Die Stadt Wien setzt seit Jahrzehnten auf soziales Wohnen. Das sogenannte Wiener Modell ist international anerkannt, eine Erfolgsgeschichte vom gerechten Wohnen. Doch jetzt kommt Gegenwind aus Brüssel: Die EU wirft der Stadt Wettbewerbsverzerrung vor.

Von Karla Engelhard |
    Der Berliner SPD-Fraktionschef Raed Saleh (r) und Berlins SPD-Vorsitzender Jan Stöß (l) besuchen am 08.05.2013 einen Gemeindebau im 3. Bezirk in Wien. Saleh und Stöß informierten sich uber den sozialen Wohnungsbau in der österreichischen Hauptstadt Wien
    Das "Wiener Modell" gilt als internationales Leuchtturmprojekt, für das sich auch Politiker aus anderen Ländern interessieren. (picture alliance / dpa / Herbert Pfarrhofer)
    Michael und Victoria sind ein junges Wiener Paar. Sie studieren gemeinsam Tourismusmanagement und wollen zusammenziehen. Seit Monaten hat Michael im Internet bezahlbare Wohnungen gesucht:
    "Ich sage mal, dass Angebot ist schon ziemlich groß. Ich glaube, dass es überdurchschnittlich viele freie Wohnungen gibt. Preislich ist es sehr durchwachsen, Privatmiete würde für uns im Moment nicht in Frage kommen, weil es dann deutlich die zehn Euro pro Quadratmeter, das ist einfach nicht zu leisten bei 50 Quadratmetern momentan, aber so über Genossenschaften und dergleichen gibt es durchaus immer wieder super Liegenschaften."

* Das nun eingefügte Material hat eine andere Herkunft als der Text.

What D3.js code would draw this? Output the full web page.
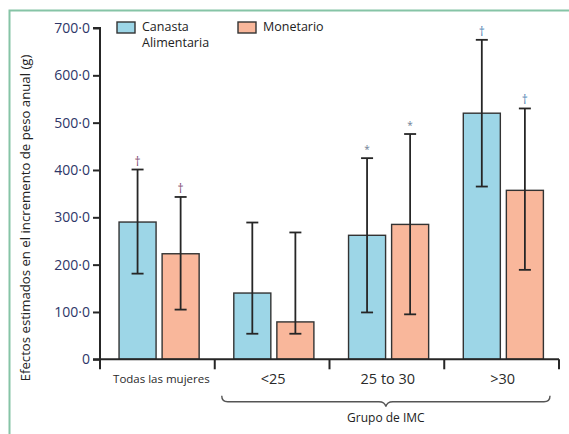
<!DOCTYPE html>
<html>
<head>
<meta charset="utf-8">
<script src="https://cdn.jsdelivr.net/npm/d3@7"></script>
<style>
  body { margin: 0; background: #fff; }
  svg { display: block; font-family: "Open Sans", "Noto Sans", sans-serif; }
</style>
</head>
<body>
<div id="chart"></div>
<script>
// Categories and series
const groups = ["Todas las mujeres", "<25", "25 to 30", ">30"];
const series = ["Canasta Alimentaria", "Monetario"];

// Estimated effects (g) with 95% CI
const canasta = [290, 140, 262, 520];
const canastaLow = [181, 54, 99, 365];
const canastaHigh = [401, 289, 425, 675];
const monetario = [223, 79, 285, 357];
const monetarioLow = [105, 54, 95, 189];
const monetarioHigh = [343, 268, 476, 530];

// Significance markers above the bars
const canastaMarks = ["†", "", "*", "†"];
const monetarioMarks = ["†", "", "*", "†"];

const yTicks = [0, 100, 200, 300, 400, 500, 600, 700];

const W = 569, H = 434;
const X0 = 100, X1 = 559;
const Y0 = 359.3, Y1 = 28;

const BLUE = "#9dd6e7";
const ORANGE = "#f9b79b";
const INK = "#262626";

const svg = d3.select("#chart").append("svg")
    .attr("width", W)
    .attr("height", H);

// Green frame (only top and left edges show)
svg.append("path")
    .attr("d", `M9.5,${H} V10.5 H${W}`)
    .attr("fill", "none")
    .attr("stroke", "#86c4a6")
    .attr("stroke-width", 2);

const y = d3.scaleLinear().domain([0, 700]).range([Y0, Y1]);
const x = d3.scaleBand().domain(groups).range([X0, X1]).padding(0);
const xs = d3.scaleBand().domain(series)
    .range([x.bandwidth() * 0.166, x.bandwidth() * 0.864])
    .paddingInner(0.14);

// Build rows from the arrays
const rows = [];
groups.forEach((g, i) => {
    rows.push({ g, s: series[0], v: canasta[i], lo: canastaLow[i], hi: canastaHigh[i], m: canastaMarks[i], gi: i });
    rows.push({ g, s: series[1], v: monetario[i], lo: monetarioLow[i], hi: monetarioHigh[i], m: monetarioMarks[i], gi: i });
});
const fill = d => d.s === series[0] ? BLUE : ORANGE;
const cx = d => x(d.g) + xs(d.s) + xs.bandwidth() / 2;

// Bars
svg.append("g")
    .selectAll("rect")
    .data(rows)
    .enter()
    .append("rect")
    .attr("x", d => x(d.g) + xs(d.s))
    .attr("y", d => y(d.v))
    .attr("width", xs.bandwidth())
    .attr("height", d => y(0) - y(d.v))
    .attr("fill", fill)
    .attr("stroke", "#333")
    .attr("stroke-width", 1.4);

// Error bars
const err = svg.append("g").attr("stroke", INK).attr("stroke-width", 1.8);
rows.forEach(d => {
    const c = cx(d);
    err.append("line").attr("x1", c).attr("x2", c).attr("y1", y(d.lo)).attr("y2", y(d.hi));
    err.append("line").attr("x1", c - 6).attr("x2", c + 6).attr("y1", y(d.lo)).attr("y2", y(d.lo));
    err.append("line").attr("x1", c - 6).attr("x2", c + 6).attr("y1", y(d.hi)).attr("y2", y(d.hi));
});

// Significance markers
const markColor = d => d.m === "*" ? "#6f7d96" : (d.gi === 0 ? "#7e4a70" : "#4f82b4");
svg.append("g")
    .selectAll("text")
    .data(rows.filter(d => d.m))
    .enter()
    .append("text")
    .attr("x", cx)
    .attr("y", d => y(d.hi) - (d.m === "*" ? 5 : 4))
    .attr("text-anchor", "middle")
    .attr("font-size", d => d.m === "*" ? 10 : 12)
    .attr("fill", markColor)
    .text(d => d.m);

// Y axis
const yAxis = d3.axisLeft(y)
    .tickValues(yTicks)
    .tickSize(7)
    .tickPadding(3)
    .tickFormat(d => d === 0 ? "0" : d3.format(".1f")(d).replace(".", "·"));
const gy = svg.append("g")
    .attr("transform", `translate(${X0},0)`)
    .call(yAxis);
gy.select(".domain").attr("stroke", INK).attr("stroke-width", 2)
    .attr("d", `M-7,${Y1}H0V${Y0}`);
gy.selectAll(".tick line").attr("stroke", INK).attr("stroke-width", 2);
gy.selectAll(".tick text")
    .attr("font-size", 14)
    .attr("fill", "#2e3668")
    .attr("font-family", "'Open Sans', sans-serif");

// X axis: line and ticks at band boundaries
const bounds = groups.map(g => x(g)).concat([X1]);
const gx = svg.append("g").attr("stroke", INK).attr("stroke-width", 2);
gx.append("line").attr("x1", X0 - 7).attr("x2", X1).attr("y1", Y0).attr("y2", Y0);
gx.selectAll("line.t")
    .data(bounds)
    .enter()
    .append("line")
    .attr("class", "t")
    .attr("x1", d => d).attr("x2", d => d)
    .attr("y1", Y0).attr("y2", Y0 + 10);

// X labels
svg.append("g")
    .selectAll("text")
    .data(groups)
    .enter()
    .append("text")
    .attr("x", d => x(d) + x.bandwidth() / 2 + (d === groups[0] ? 4 : 1))
    .attr("y", d => d === groups[0] ? 383 : 384)
    .attr("text-anchor", "middle")
    .attr("font-size", d => d === groups[0] ? 11.5 : 14.5)
    .attr("fill", "#2a2a2a")
    .text(d => d);

// Brace under BMI groups
const bx0 = x(groups[1]) + 7;
const bx1 = X1 - 9;
const bm = (bx0 + bx1) / 2;
const by = 401.7;
svg.append("path")
    .attr("d", `M${bx0},${by - 6} Q${bx0},${by} ${bx0 + 6},${by} H${bm - 7} Q${bm - 1},${by} ${bm},${by + 5}` +
        ` Q${bm + 1},${by} ${bm + 7},${by} H${bx1 - 6} Q${bx1},${by} ${bx1},${by - 6}`)
    .attr("fill", "none")
    .attr("stroke", "#555")
    .attr("stroke-width", 1.4);

svg.append("text")
    .attr("x", bm)
    .attr("y", 422)
    .attr("text-anchor", "middle")
    .attr("font-size", 12)
    .attr("fill", "#222")
    .text("Grupo de IMC");

// Y title
svg.append("text")
    .attr("transform", `translate(30,${(45 + 391) / 2}) rotate(-90)`)
    .attr("text-anchor", "middle")
    .attr("font-size", 13.2)
    .attr("fill", "#222")
    .text("Efectos estimados en el incremento de peso anual (g)");

// Legend
const legend = svg.append("g");
const legendX = [117, 238];
series.forEach((s, i) => {
    legend.append("rect")
        .attr("x", legendX[i]).attr("y", 22)
        .attr("width", 18).attr("height", 11)
        .attr("fill", i === 0 ? BLUE : ORANGE)
        .attr("stroke", "#333").attr("stroke-width", 1.4);
    const t = legend.append("text")
        .attr("x", legendX[i] + 25).attr("y", 31)
        .attr("font-size", 12.5)
        .attr("fill", "#222");
    const words = i === 0 ? ["Canasta", "Alimentaria"] : [s];
    words.forEach((w, j) => {
        t.append("tspan").attr("x", legendX[i] + 25).attr("dy", j === 0 ? 0 : 16).text(w);
    });
});
</script>
</body>
</html>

    Zwei Drittel der Wiener leben in geförderten Wohnungen
    Die Auswahl ist groß. Der Stadt Wien gehören heute 220.000 Wohnungen, 200.000 weitere hat sie finanziell gefördert. Die meisten gehören den vielen Genossenschaften. Insgesamt leben von den 1,8 Millionen Wienerinnen und Wiener zwei Drittel in einer geförderten oder Gemeindewohnung. Mehr als 600 Millionen Euro hat die Stadt Wien, die zugleich auch ein Bundesland ist, pro Jahr dafür bereitgestellt. In Deutschland gibt nicht mal der Bund so viel Geld fürs Wohnen aus. Der Wiener Stadtrat für Wohnen, Wohnungsbau und Stadterneuerung Michael Ludwig ist nicht ohne Grund stolz auf das "Wiener Modell":
    "Ich glaube das Geheimnis ist, dass es keine politischen Zäsuren gegeben hat, wenn man die Zeit des Faschismus absieht. Es hat eine kontinuierlich sozialdemokratisch geprägte Wohnbaupolitik gegeben, mit dem besonderen Schwerpunkt kostengünstige Wohnungen anzubieten und auch die soziale Mischung im Auge zu behalten."

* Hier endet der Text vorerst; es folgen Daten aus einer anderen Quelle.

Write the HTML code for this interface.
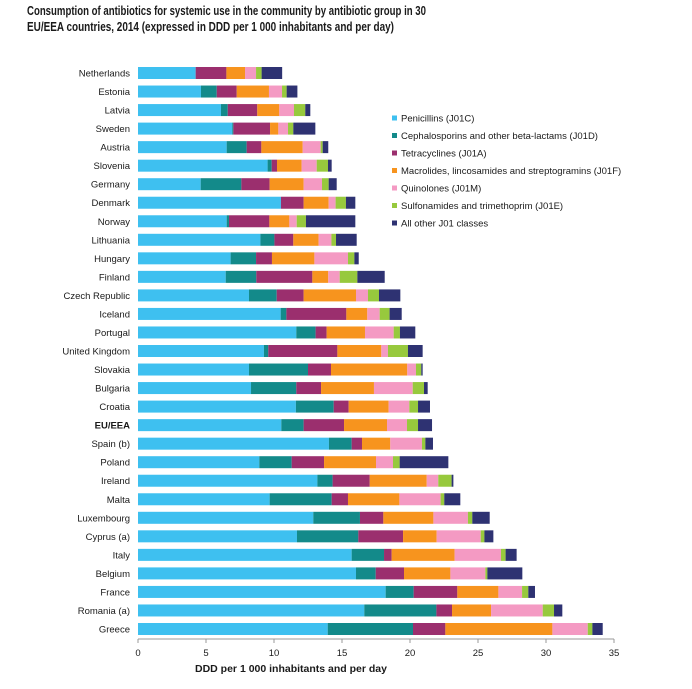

    Private Wohnungen kosten mehr als das Zehnfache
    Als deutsche Städte, wie Berlin und Dresden, aus Geldnot ihre kommunalen Wohnungen verkauften, bewahrte die Stadt Wien ihren Bestand. Wohnungsnot oder heruntergewirtschaftete Wohnviertel, kennt die Donaumetropole nicht, weil die Mischung stimmt:
    "Die Adresse soll nicht Auskunft geben, was wer verdient, was man sich leisten kann und da gibt es durchaus Beispiele in anderen europäischen Städten, die für mich nicht nachahmenswert sind."
    Die Mieten pro Quadratmeter in Gemeinde- oder Genossenschaftsbauten liegen zwischen drei bis zehn Euro. Auf dem privaten Wohnungsmarkt zahlt man das Zehnfache oder mehr. Michael und Viktoria können Ende September in ihr erstes gemeinsames Heim einziehen:
    "Eine Zweizimmerwohnung in einem schönen Gebäude, schön renoviert, die Kosten liegen auf jeden Fall unter zehn Euro pro Quadratmeter, das war für uns ein Kriterium und es sind ein paar angenehme Nebeneffekte, es ist ein Balkon noch dabei und das war dann ausschlaggebend, dass wir uns für diese Wohnung entschieden haben."
    Europäische Union wirft Wien Wettbewerbsverzerrung vor
    Geringe Mieten für die Mehrheit und ein restriktives, aber reformbedürftiges, Mietrecht wirken in Wien beruhigend auf den privaten Wohn- und Immobilienmarkt. Doch die Europäische Union wittert Wettbewerbsverzerrung. Für die Wiener Stadtverantwortlichen ist bezahlbares Wohnen ein Grundrecht, das sie verteidigen wollen. Dabei sind sie nicht allein: Die kämpferische Wiener Resolution an die EU-Wettbewerbskommission haben bisher dreißig Städte aus ganz Europa mitunterzeichnet - von Amsterdam bis Zagreb.